* Instructions for the task
Return all of the lines below exactly as they are.

....

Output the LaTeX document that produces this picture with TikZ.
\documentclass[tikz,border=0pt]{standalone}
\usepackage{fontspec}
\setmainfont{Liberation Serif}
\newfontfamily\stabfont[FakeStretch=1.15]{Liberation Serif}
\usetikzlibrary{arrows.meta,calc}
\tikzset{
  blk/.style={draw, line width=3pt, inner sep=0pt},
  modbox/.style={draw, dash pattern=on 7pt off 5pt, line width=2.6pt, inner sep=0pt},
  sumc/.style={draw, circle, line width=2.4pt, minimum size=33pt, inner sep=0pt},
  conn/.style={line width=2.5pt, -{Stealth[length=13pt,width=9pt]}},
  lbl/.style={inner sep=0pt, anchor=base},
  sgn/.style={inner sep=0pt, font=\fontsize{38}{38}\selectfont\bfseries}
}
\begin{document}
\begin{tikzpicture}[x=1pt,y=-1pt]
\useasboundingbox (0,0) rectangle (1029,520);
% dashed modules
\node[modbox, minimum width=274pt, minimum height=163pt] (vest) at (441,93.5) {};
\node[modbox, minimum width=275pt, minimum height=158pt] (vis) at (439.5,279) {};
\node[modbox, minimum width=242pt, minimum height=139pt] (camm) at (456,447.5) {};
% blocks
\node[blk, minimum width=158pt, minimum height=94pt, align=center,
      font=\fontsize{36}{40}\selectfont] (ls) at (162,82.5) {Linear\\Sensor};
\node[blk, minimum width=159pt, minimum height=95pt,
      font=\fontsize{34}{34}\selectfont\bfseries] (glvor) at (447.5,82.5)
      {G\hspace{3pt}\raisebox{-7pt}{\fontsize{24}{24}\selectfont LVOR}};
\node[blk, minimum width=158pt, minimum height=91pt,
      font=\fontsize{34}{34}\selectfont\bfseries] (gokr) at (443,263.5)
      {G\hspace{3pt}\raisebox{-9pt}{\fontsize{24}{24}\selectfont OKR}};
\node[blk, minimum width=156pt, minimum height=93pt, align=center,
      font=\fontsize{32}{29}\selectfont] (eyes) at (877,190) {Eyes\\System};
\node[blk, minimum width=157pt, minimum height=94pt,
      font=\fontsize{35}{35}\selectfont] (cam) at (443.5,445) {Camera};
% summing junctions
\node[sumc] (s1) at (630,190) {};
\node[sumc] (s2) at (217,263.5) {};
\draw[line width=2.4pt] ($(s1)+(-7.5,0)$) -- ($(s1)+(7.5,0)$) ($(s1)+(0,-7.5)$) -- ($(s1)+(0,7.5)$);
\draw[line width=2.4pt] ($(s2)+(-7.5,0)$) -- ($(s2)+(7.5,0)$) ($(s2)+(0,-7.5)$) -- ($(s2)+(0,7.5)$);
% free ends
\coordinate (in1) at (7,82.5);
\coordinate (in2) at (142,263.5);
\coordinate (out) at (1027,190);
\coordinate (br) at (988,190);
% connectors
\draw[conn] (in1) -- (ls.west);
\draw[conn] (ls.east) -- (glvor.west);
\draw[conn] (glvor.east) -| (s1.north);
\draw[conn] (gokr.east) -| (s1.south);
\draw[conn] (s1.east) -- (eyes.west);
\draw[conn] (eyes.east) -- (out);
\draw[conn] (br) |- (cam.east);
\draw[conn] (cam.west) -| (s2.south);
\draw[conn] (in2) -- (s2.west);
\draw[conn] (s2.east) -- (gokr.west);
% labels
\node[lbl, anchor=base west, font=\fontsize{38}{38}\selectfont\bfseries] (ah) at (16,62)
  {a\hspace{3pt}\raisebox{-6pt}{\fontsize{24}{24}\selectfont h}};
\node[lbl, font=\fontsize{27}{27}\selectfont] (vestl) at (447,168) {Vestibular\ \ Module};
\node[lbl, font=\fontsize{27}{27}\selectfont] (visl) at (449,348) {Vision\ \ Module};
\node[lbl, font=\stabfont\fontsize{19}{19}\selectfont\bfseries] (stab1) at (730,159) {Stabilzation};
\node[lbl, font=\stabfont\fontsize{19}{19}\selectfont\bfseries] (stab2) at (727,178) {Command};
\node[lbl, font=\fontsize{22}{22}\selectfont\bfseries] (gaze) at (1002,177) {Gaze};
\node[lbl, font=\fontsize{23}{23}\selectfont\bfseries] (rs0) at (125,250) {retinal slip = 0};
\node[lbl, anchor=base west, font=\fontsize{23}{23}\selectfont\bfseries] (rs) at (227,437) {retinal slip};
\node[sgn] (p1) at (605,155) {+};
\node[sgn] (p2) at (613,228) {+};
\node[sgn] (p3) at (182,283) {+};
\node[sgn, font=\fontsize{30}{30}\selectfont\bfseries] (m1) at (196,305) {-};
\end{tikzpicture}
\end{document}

....

* Written response
Output the LaTeX document that produces this picture with TikZ.
\documentclass[tikz,border=0pt]{standalone}
\usepackage{fontspec}
\setmainfont{Liberation Serif}
\newfontfamily\stabfont[FakeStretch=1.15]{Liberation Serif}
\usetikzlibrary{arrows.meta,calc}
\tikzset{
  blk/.style={draw, line width=3pt, inner sep=0pt},
  modbox/.style={draw, dash pattern=on 7pt off 5pt, line width=2.6pt, inner sep=0pt},
  sumc/.style={draw, circle, line width=2.4pt, minimum size=33pt, inner sep=0pt},
  conn/.style={line width=2.5pt, -{Stealth[length=13pt,width=9pt]}},
  lbl/.style={inner sep=0pt, anchor=base},
  sgn/.style={inner sep=0pt, font=\fontsize{38}{38}\selectfont\bfseries}
}
\begin{document}
\begin{tikzpicture}[x=1pt,y=-1pt]
\useasboundingbox (0,0) rectangle (1029,520);
% dashed modules
\node[modbox, minimum width=274pt, minimum height=163pt] (vest) at (441,93.5) {};
\node[modbox, minimum width=275pt, minimum height=158pt] (vis) at (439.5,279) {};
\node[modbox, minimum width=242pt, minimum height=139pt] (camm) at (456,447.5) {};
% blocks
\node[blk, minimum width=158pt, minimum height=94pt, align=center,
      font=\fontsize{36}{40}\selectfont] (ls) at (162,82.5) {Linear\\Sensor};
\node[blk, minimum width=159pt, minimum height=95pt,
      font=\fontsize{34}{34}\selectfont\bfseries] (glvor) at (447.5,82.5)
      {G\hspace{3pt}\raisebox{-7pt}{\fontsize{24}{24}\selectfont LVOR}};
\node[blk, minimum width=158pt, minimum height=91pt,
      font=\fontsize{34}{34}\selectfont\bfseries] (gokr) at (443,263.5)
      {G\hspace{3pt}\raisebox{-9pt}{\fontsize{24}{24}\selectfont OKR}};
\node[blk, minimum width=156pt, minimum height=93pt, align=center,
      font=\fontsize{32}{29}\selectfont] (eyes) at (877,190) {Eyes\\System};
\node[blk, minimum width=157pt, minimum height=94pt,
      font=\fontsize{35}{35}\selectfont] (cam) at (443.5,445) {Camera};
% summing junctions
\node[sumc] (s1) at (630,190) {};
\node[sumc] (s2) at (217,263.5) {};
\draw[line width=2.4pt] ($(s1)+(-7.5,0)$) -- ($(s1)+(7.5,0)$) ($(s1)+(0,-7.5)$) -- ($(s1)+(0,7.5)$);
\draw[line width=2.4pt] ($(s2)+(-7.5,0)$) -- ($(s2)+(7.5,0)$) ($(s2)+(0,-7.5)$) -- ($(s2)+(0,7.5)$);
% free ends
\coordinate (in1) at (7,82.5);
\coordinate (in2) at (142,263.5);
\coordinate (out) at (1027,190);
\coordinate (br) at (988,190);
% connectors
\draw[conn] (in1) -- (ls.west);
\draw[conn] (ls.east) -- (glvor.west);
\draw[conn] (glvor.east) -| (s1.north);
\draw[conn] (gokr.east) -| (s1.south);
\draw[conn] (s1.east) -- (eyes.west);
\draw[conn] (eyes.east) -- (out);
\draw[conn] (br) |- (cam.east);
\draw[conn] (cam.west) -| (s2.south);
\draw[conn] (in2) -- (s2.west);
\draw[conn] (s2.east) -- (gokr.west);
% labels
\node[lbl, anchor=base west, font=\fontsize{38}{38}\selectfont\bfseries] (ah) at (16,62)
  {a\hspace{3pt}\raisebox{-6pt}{\fontsize{24}{24}\selectfont h}};
\node[lbl, font=\fontsize{27}{27}\selectfont] (vestl) at (447,168) {Vestibular\ \ Module};
\node[lbl, font=\fontsize{27}{27}\selectfont] (visl) at (449,348) {Vision\ \ Module};
\node[lbl, font=\stabfont\fontsize{19}{19}\selectfont\bfseries] (stab1) at (730,159) {Stabilzation};
\node[lbl, font=\stabfont\fontsize{19}{19}\selectfont\bfseries] (stab2) at (727,178) {Command};
\node[lbl, font=\fontsize{22}{22}\selectfont\bfseries] (gaze) at (1002,177) {Gaze};
\node[lbl, font=\fontsize{23}{23}\selectfont\bfseries] (rs0) at (125,250) {retinal slip = 0};
\node[lbl, anchor=base west, font=\fontsize{23}{23}\selectfont\bfseries] (rs) at (227,437) {retinal slip};
\node[sgn] (p1) at (605,155) {+};
\node[sgn] (p2) at (613,228) {+};
\node[sgn] (p3) at (182,283) {+};
\node[sgn, font=\fontsize{30}{30}\selectfont\bfseries] (m1) at (196,305) {-};
\end{tikzpicture}
\end{document}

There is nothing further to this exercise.